O sexto discute–se assim. – Parece que a perfeição religiosa não exige os votos de pobreza, continência e obediência.
1. – Pois, a disciplina reguladora da perfeição nos foi dada pelo Senhor. Ora, o Senhor, ao dar a forma da perfeição, disse: Se queres ser perfeito, vai, vende o que tens e dá–o aos pobres, sem fazer menção nenhuma do voto. Logo, parece que o voto não é exigido pela disciplina religiosa.
2. Demais. – O voto consiste numa certa promessa feita a Deus; por isso na Escritura o Sábio, depois de ter dito – Se fizeste algum voto a Deus, trata de o cumprir logo – acrescenta imediatamente: Porque lhe desagrada a promessa infiel e imprudente. Ora, quando se dá alguma coisa não é preciso fazer a promessa de dá–la. Logo, basta à perfeição religiosa praticarmos a pobreza, a continência e a obediência, sem voto.
3. Demais. – Agostinho diz: O que há de mais grato nos nossos deveres é darmos por amor o que tínhamos a liberdade de não dar. Ora, o que fazemos, sem voto, poderíamos não o fazer; o que não se dá quando o fazemos por voto. Logo, parece mais grato a Deus praticar a pobreza, a continência e a obediência, sem voto. Portanto, a perfeição religiosa não requer o voto.
Mas, em contrário, na Lei Antiga os Nazarenos se santificavam com o voto, como se lê na Escritura: Quando um homem ou uma mulher fizerem voto de se santificar e se quiserem consagrar ao Senhor, etc. Os quais significam, como o diz a Glosa, os que chegam ao sumo grau da perfeição. Logo, a perfeição da religião requer o voto.
SOLUÇÃO. – Os religiosos por natureza. vivem no estado de perfeição, como do sobredito se colhe. Ora, o estado de perfeição obriga às coisas da perfeição. As quais por um voto é que as fazemos a Deus. Ora, é manifesto, pelo que ficou dito, que a perfeição da vida cristã exige a pobreza, a continência e a obediência. Por onde, o estado de religião requer essa tríplice obrigação por meio do voto. Por isso diz Gregório: Dar tudo o que temos, toda a nossa vida e todos os nossos prazeres a Deus onipotente, por meio de um voto, é fazer um holocausto; e em seguida diz ser isso pertinente aos que abandonaram o século presente.
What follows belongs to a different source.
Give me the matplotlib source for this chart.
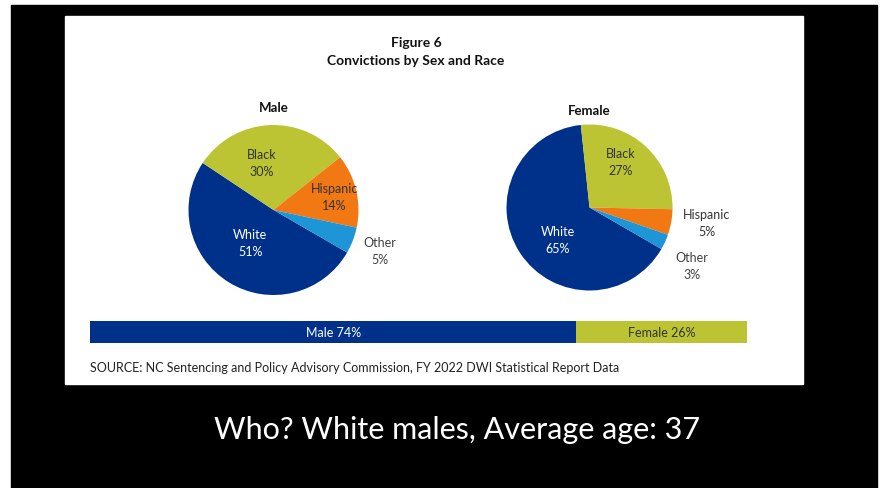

DONDE A RESPOSTA À PRIMEIRA OBJEÇÃO. – O Senhor disse que levaria uma vida perfeita quem o seguisse, não de qualquer modo, mas de modo a não voltar atrás. Por isso disse: Nenhum que mete a sua mão ao arado e olha para trás é apto para o reino de Deus. E embora um de seus discípulos voltasse atrás, contudo Pedro, quando o Senhor lhe interrogou Quereis vós outros também retirar–vos – respondeu pelos outros: Senhor, para quem havemos de ir? O que comenta Agostinho: Como o nosso Mateus e Marcos, Pedra e André, sem puxarem suas barcas para terra, como se tivessem de voltar a elas, seguiram–no como lhe obedecendo à ordem. Ora, essa constância em seguir a Cristo firma–a o voto. Por onde, a vida religiosa requer o voto.
RESPOSTA À SEGUNDA. – A perfeição religiosa exige como diz Gregório, que cumpramos o voto feito a Deus. Ora, o homem não pode consagrar a Deus toda a sua vida, atualmente, pois não a vive ele toda ao mesmo tempo, mas sucessivamente. Por onde, o homem não pode consagrar toda a sua vida a Deus senão pela obrigação do voto.
RESPOSTA À TERCEIRA. – Dentre o mais que nos é lícito dar a outrem, está também a nossa liberdade, para nós mais cara do que tudo. Por onde, quem espontaneamente e por um voto se priva da liberdade de se ocupar com outras coisas, que não sejam o serviço divino, pratica um ato agradabilíssimo a Deus for isso; diz Agostinho: Não te arrependas de ter jeito um voto; ao contrário, alegra–te por já não te ser lícito o que em teu detrimento te teria sido. Feliz necessidade, que obriga ao melhor.